Santiago de Compostela is a city in the historic region of Galicia in northwest Spain, which attracted millions of pilgrims during the Middle Ages.
Rome, Jerusalem, and Compostelle were major pilgrimage destinations in medieval times. In France, the sanctuaries of Mont Saint Michel, Rocamadour, Notre Dame du Puy, Sainte Madeleine at Vezélay, Tours and St Martin’s tomb completed the holy places.
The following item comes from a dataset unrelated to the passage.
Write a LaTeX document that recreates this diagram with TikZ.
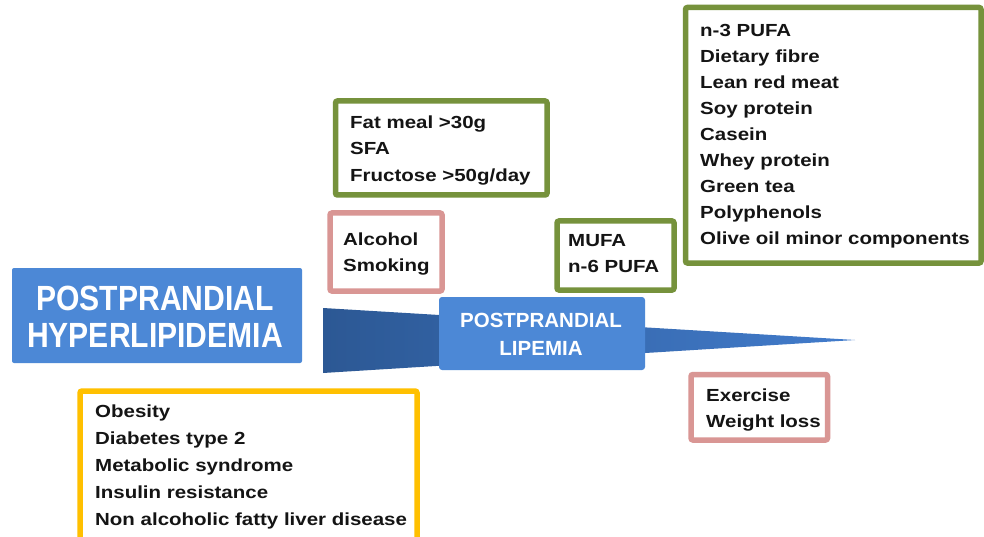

The pilgrimage to Compostela began around the year 830AD, with the discovery of the the tomb of the Apostle Jacques (St. James). It is believed that James went to Spain to convert the populace. Then, back in Jerusalem he was martyred. His disciples put his body in a small boat which was guided through the Mediterranean Sea and back up the coast of Portugal to the final destination in Galicia. Once there, his followers held a burial worthy of a martyr in what is called the Field of the Star, in Compostela.
After the discovery of the tomb in the 9th century, the pilgrimages were organized on a greater scale due to St Jacques (James) having become the patron saint of Spain and representing the struggle against the Moors, who had occupied the country for the previous century.
Apparently the organisation of the pilgrimage was a Grand Idea from the order of Cluny and at the onset of the 12th century the pilgrimage guide described four paths crossing France which all converged in the western Pyrenees, forming only one route, "el camino francès", which ended in Compostela.
The four paths originate in Tours, le Puy en Velay, Vézelay and St Gilles in le Gard. The three western routes end in Ostabat, in the Basque region, and the one route coming from Provence passes through Somport, and they then converge in Puenta la Reina to become the Royal Road.
Nowadays, the GR 65 or Via Podensis coming from le Puy en Velay passes through Montréal. The GR 654 coming from Vézelay joins the GR 65 in Montreal.
The Pilgrimage Routes leading to Santiago de Compostela
In 1400, archives from Montréal indicate that there was a St Jacques Street and an old hospital on the ramparts which welcomed the pilgrims and provided shelter during their stay in the village.
At the centre of the Place de la Bastide, the Tourist office will welcome you and provide you with all the information you will need in order to start or continue your excursion towards Santiago de Compostela.
Four footpaths and hikes are indicated by arrows around Montreal.
Descriptive cards and guides are available in the Tourist Office and will enable you to discover our armagnacaise village with its rich Gallo-Roman and Romanesque heritage dating from the Renaissance and the 18th century.